Interview with Keith Curran,Chief Executive, Steadings Group

The volcanic explosion of social networks in the recent years has led to an archipelago of social networks where all of us are sharing our lives straddling across islands with diverse social graphs. Michael Arrington poignantly pointed this out in Tech Crunch recently when he wrote that
The online social landscape today sort of feels to me like search did in 1999. It’s a mess, but we don’t complain much about it because we don’t know there’s a better way….Someone will eventually help us make sense of all these various types of services, and help us separate the noise and spam from the real signal. I don’t know who’s going to do it  
Who knows? Keith Curran might be that someone who could help us find a way out of this mess. 

He presented his latest concept product, “My Life”, at Virtue Insight’s Mobile Content Summit 2011 recently in Delhi. My Life aims to centralize the entire social web experience of the customer.

Keith has been one among the pioneers of the UK Mobile Industry since its inception. Having sold his firm Yes Telecom to Vodafone in the year 2006, Keith, in his recent avatar as Chief Executive of Steadings Group, has started focusing his energy towards multi channel convergence. I had the wonderful opportunity to interact with Keith Curran after his presentation at the summit.

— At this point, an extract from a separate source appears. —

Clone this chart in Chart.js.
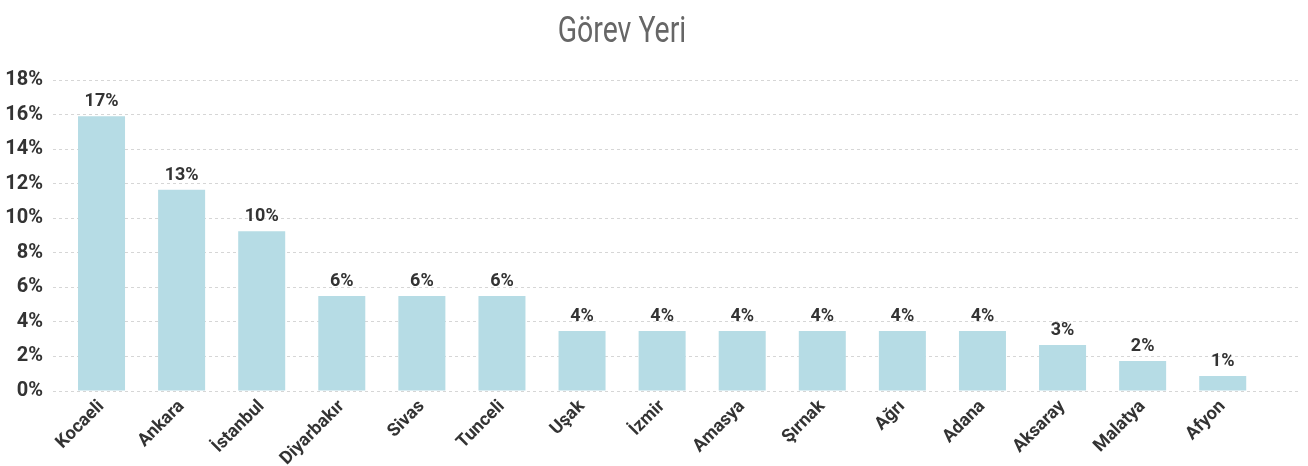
<!DOCTYPE html>
<html>
<head>
<meta charset="utf-8">
<script src="https://cdn.jsdelivr.net/npm/chart.js@4"></script>
<style>
    html, body { margin: 0; padding: 0; background: #fff; }
    #wrap { position: relative; width: 1308px; height: 466px; }
    #title {
        position: absolute; left: 0; top: 12px; width: 1244px; text-align: center;
        font-family: Roboto, sans-serif; font-size: 36px; line-height: 36px;
        color: #666; transform: scaleX(0.79); transform-origin: 622px 0;
    }
    canvas { position: absolute; left: 0; top: 0; }
</style>
</head>
<body>
<div id="wrap">
    <canvas id="chart" width="1308" height="466"></canvas>
    <div id="title">Görev Yeri</div>
</div>
<script>
// Data
const categories = ['Kocaeli', 'Ankara', 'İstanbul', 'Diyarbakır', 'Sivas', 'Tunceli', 'Uşak', 'İzmir', 'Amasya', 'Şırnak', 'Ağrı', 'Adana', 'Aksaray', 'Malatya', 'Afyon'];
const shares = [15.9, 11.65, 9.25, 5.5, 5.5, 5.5, 3.47, 3.47, 3.47, 3.47, 3.47, 3.47, 2.66, 1.74, 0.87];
const shareLabels = ['17%', '13%', '10%', '6%', '6%', '6%', '4%', '4%', '4%', '4%', '4%', '4%', '3%', '2%', '1%'];
const yTicks = [0, 2, 4, 6, 8, 10, 12, 14, 16, 18];

const FONT = "Roboto, sans-serif";

// value labels above bars
const barLabels = {
    id: 'barLabels',
    afterDatasetsDraw(chart) {
        const ctx = chart.ctx;
        const meta = chart.getDatasetMeta(0);
        ctx.save();
        ctx.font = `bold 18px ${FONT}`;
        ctx.fillStyle = '#333';
        ctx.textAlign = 'center';
        ctx.textBaseline = 'alphabetic';
        meta.data.forEach((bar, i) => {
            ctx.fillText(shareLabels[i], bar.x, bar.y - 10);
        });
        ctx.restore();
    }
};

new Chart(document.getElementById('chart'), {
    type: 'bar',
    data: {
        datasets: [{
            data: shares.map((v, i) => ({ x: i, y: v })),
            backgroundColor: '#b6dce5',
            categoryPercentage: 1,
            barPercentage: 0.587
        }]
    },
    options: {
        responsive: false,
        animation: false,
        layout: { padding: { top: 80, right: 10, left: 0, bottom: 0 } },
        plugins: { legend: { display: false }, tooltip: { enabled: false } },
        scales: {
            x: {
                type: 'linear',
                offset: false,
                min: -0.606,
                max: 14.94,
                afterBuildTicks: s => { s.ticks = categories.map((c, i) => ({ value: i })); },
                afterFit: s => { s.height = 75; s.paddingLeft = 0; s.paddingRight = 0; },
                grid: { display: false, drawTicks: false },
                border: { display: false },
                ticks: {
                    autoSkip: false,
                    maxRotation: 45,
                    minRotation: 45,
                    padding: 5,
                    color: '#333',
                    font: { family: FONT, size: 18, weight: 'bold' },
                    callback: v => categories[v]
                }
            },
            y: {
                min: yTicks[0],
                max: yTicks[yTicks.length - 1],
                afterBuildTicks: s => { s.ticks = yTicks.map(v => ({ value: v })); },
                afterFit: s => { s.width = 53; s.paddingTop = 0; s.paddingBottom = 0; },
                grid: { color: '#d6d6d6', lineWidth: 1, drawTicks: false },
                border: { display: false, dash: [3, 3] },
                ticks: {
                    padding: 10,
                    color: '#333',
                    font: { family: FONT, size: 20, weight: 'bold' },
                    callback: v => v + '%'
                }
            }
        }
    },
    plugins: [barLabels]
});
</script>
</body>
</html>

In his presentation, Keith talked about the future of social networks, personalized to the level of the individual wielding the control using the smart phone. Keith walked the audience through a world of possibilities when the current push approach evolves to pull, handing over the reins back to the consumer.  

Keith started his journey in UK’s mobile industry at the network operation level during its formative years. He later moved on to building subscriber bases. He founded Yes Telecom, a service provider under MVNL. While building the subscriber bases, he tells me that he got various insights into the customer’s behavior. He points out that businesses were making the mistake of saying “Its my customer”while the truth remained that nobody owned anybody.

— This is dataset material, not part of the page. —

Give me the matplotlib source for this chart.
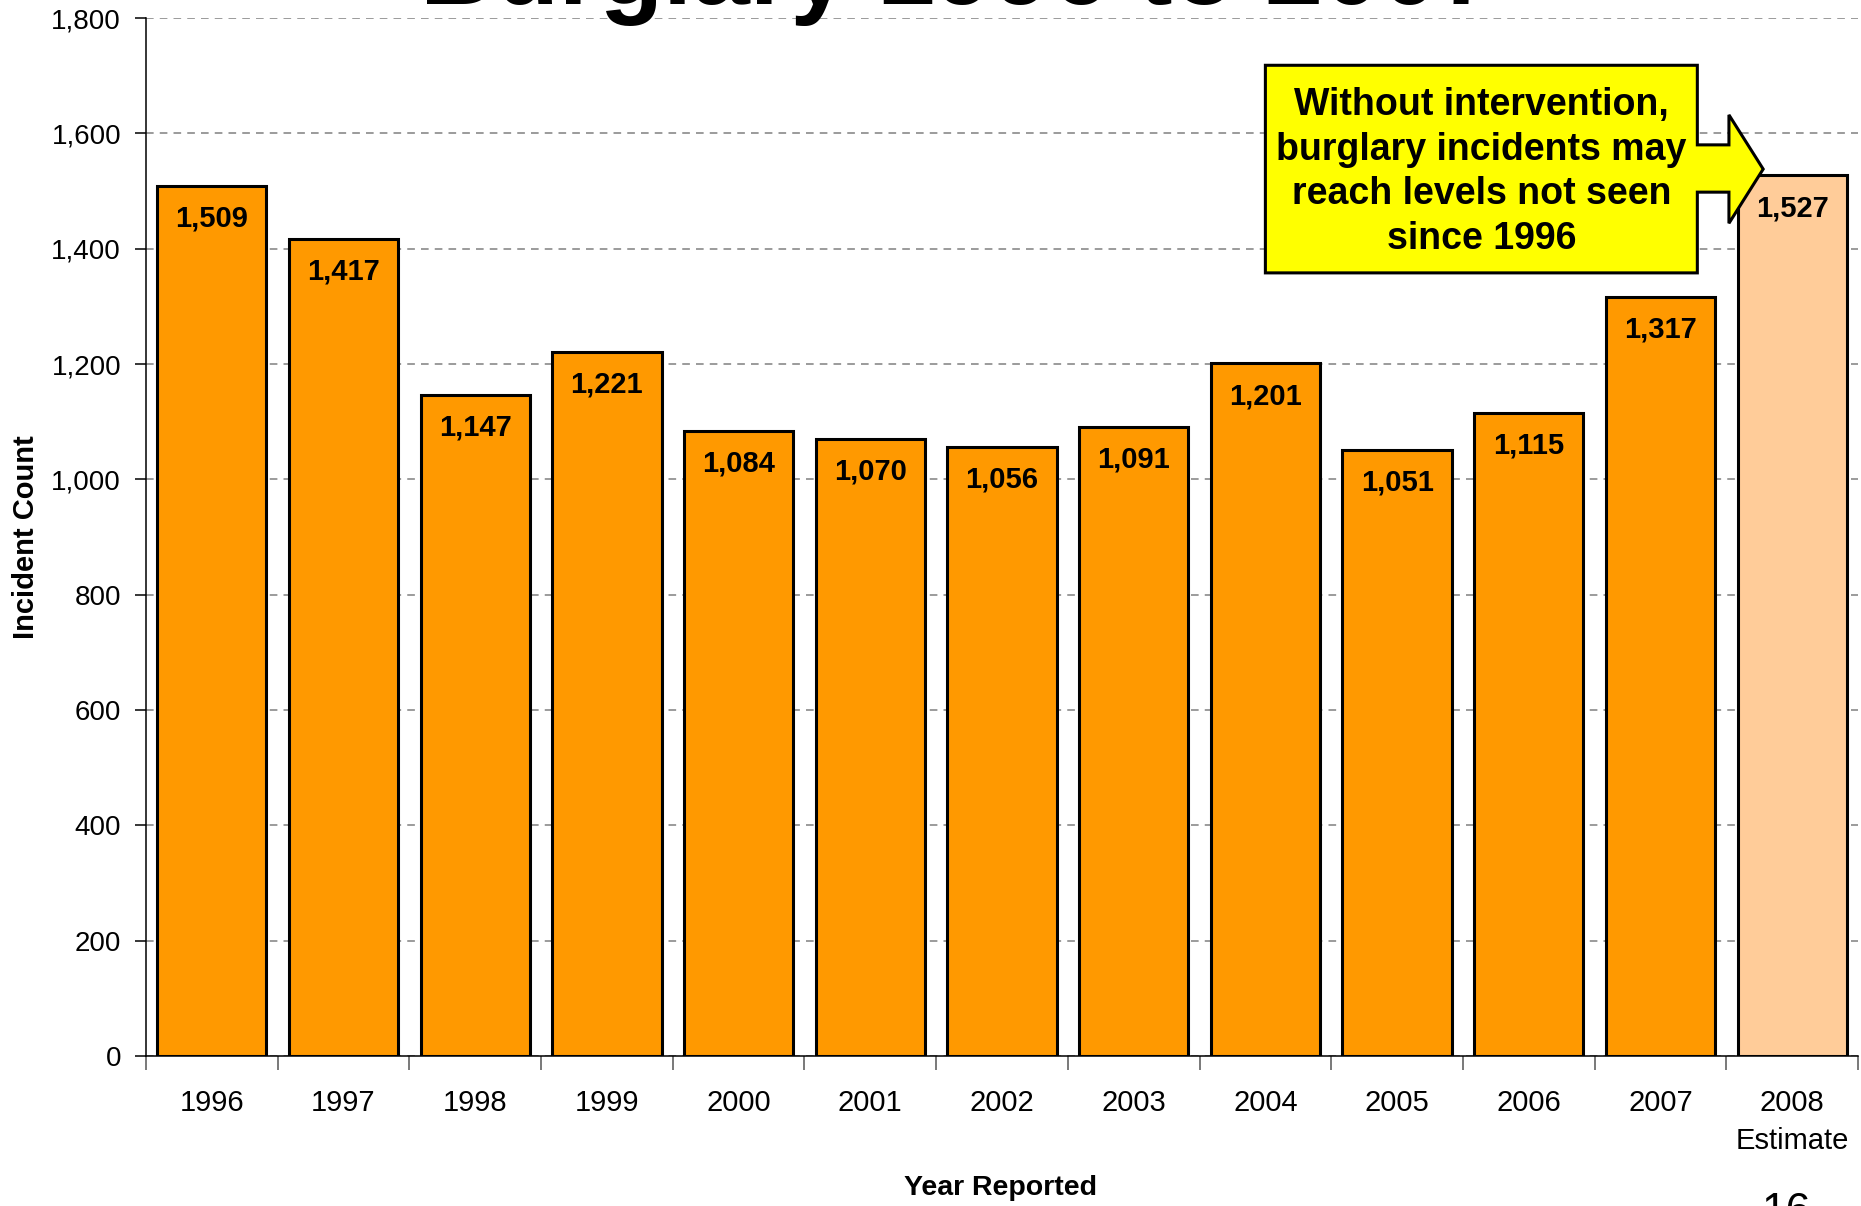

In today’s networked world, customers are free to treat business the way they want. This made him shift the focus towards the customer. With a mind-boggling array of options available to the connected customer, he points out that the big challenge lies in making the customer fully cognizant of the infinite possibilities available. The key really is to try and develop a product that puts the customer at the center of everything that’s happening around his life. It reminded me of what I had written earlier, the customer is at the centre of the universe with satellites of businesses revolving around him.

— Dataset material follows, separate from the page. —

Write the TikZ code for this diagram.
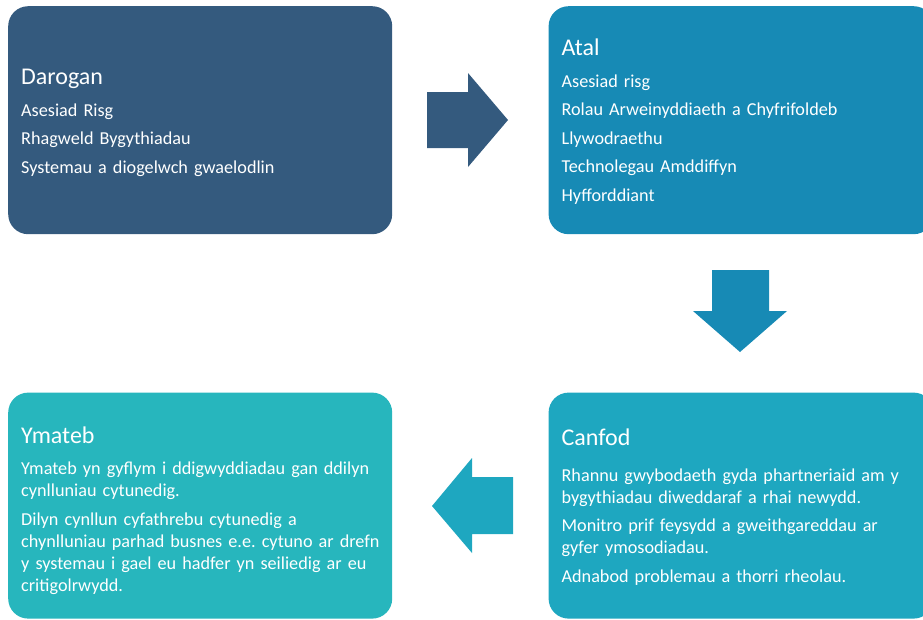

The customer’s core identity revolves around plethora of vital information such as email address, home address, driving license etc that are used at different juncture of his web experience. The major problem with today’s fragmented social landscape is that whenever any one of these information changes, it becomes painful for the customer to update his world. Imagine how difficult it would be if he were to update all his information stored in various clouds. A centralized social web can make this harrowing task look so simple like a child’s play.

Any talk of centralized architecture inevitably brings the question of security. Sensing my anxious looks, waiting to raise the obvious question of security, he immediately adds that it would be feasible only when it is proven to be highly secure within a centralized cloud. He adds that today’s decentralized environment poses more security risks than ever before, with customer’s information getting scraped from diverse social networks and sold to corporations for commercial purposes. He emphatically asserts that the customer’s personal information has to be the most secure thing in the planet.

In his My Life product, he envisions a centralized profile module above the layer of modules such as My ID,My  Money, My purchases etc. which get available once the customer signs up. The profile module would allow the customer to update the world he is engaged with. It can be customized granularly to let him decide which information should be shared to whom. He assures me that it would take care of today’s ambiguous privacy controls as the customer can decide the level of social engagement in the web.  

In a centralized profile module, one of the exciting possibilities that emerges is ‘reverse profiling’, managed by the customer instead of the corporation, through establishing a habit monitor which would track customer's online activities and could be showed on his consent to the outside world(businesses), to pull the most appropriate product depending on his habits. 

Keith  contrasts this approach with the way it works today where sellers start pushing up products based on what it has found about the customer. He asserts boldly,
I want to turn the whole thing on its head. Instead of the outside world going to you, you go to them by building your profile and showing it to the world. 
He fully understands the scale of his vision as he tells me that if he gets to put this product in place, it would probably be the biggest application in the cloud. He also shares his fascination for Apple’s products and expresses his desire for My Life to epitomize Apple's philosophy where you make it so simple so that anybody could do it.

Although the concept looks enticing, I point out that, referring to the sheer size and complexity of Indian market, to bring the idea to fruition would involve an entire overhaul of the current infrastructure. It would require highly advanced analytics softwares which can handle voluminous data that would be generated. He agrees and adds that while his team has developed the core technology, he hopes to pull together several businesses to collaborate to make this happen. Not just one but several partners from the standpoint of technology, end-users, platforms and social networks. To achieve My Life concept, he adds that it is paramount to ensure that the partners are in no conflict between each other.

He ends our chat asserting his firm belief about the customer.
If you treat the customer rightly without pushing them, you allow them to develop themselves. And they know you would support them and help them find a way forward. Because what should it be all about is making customers’ life easier.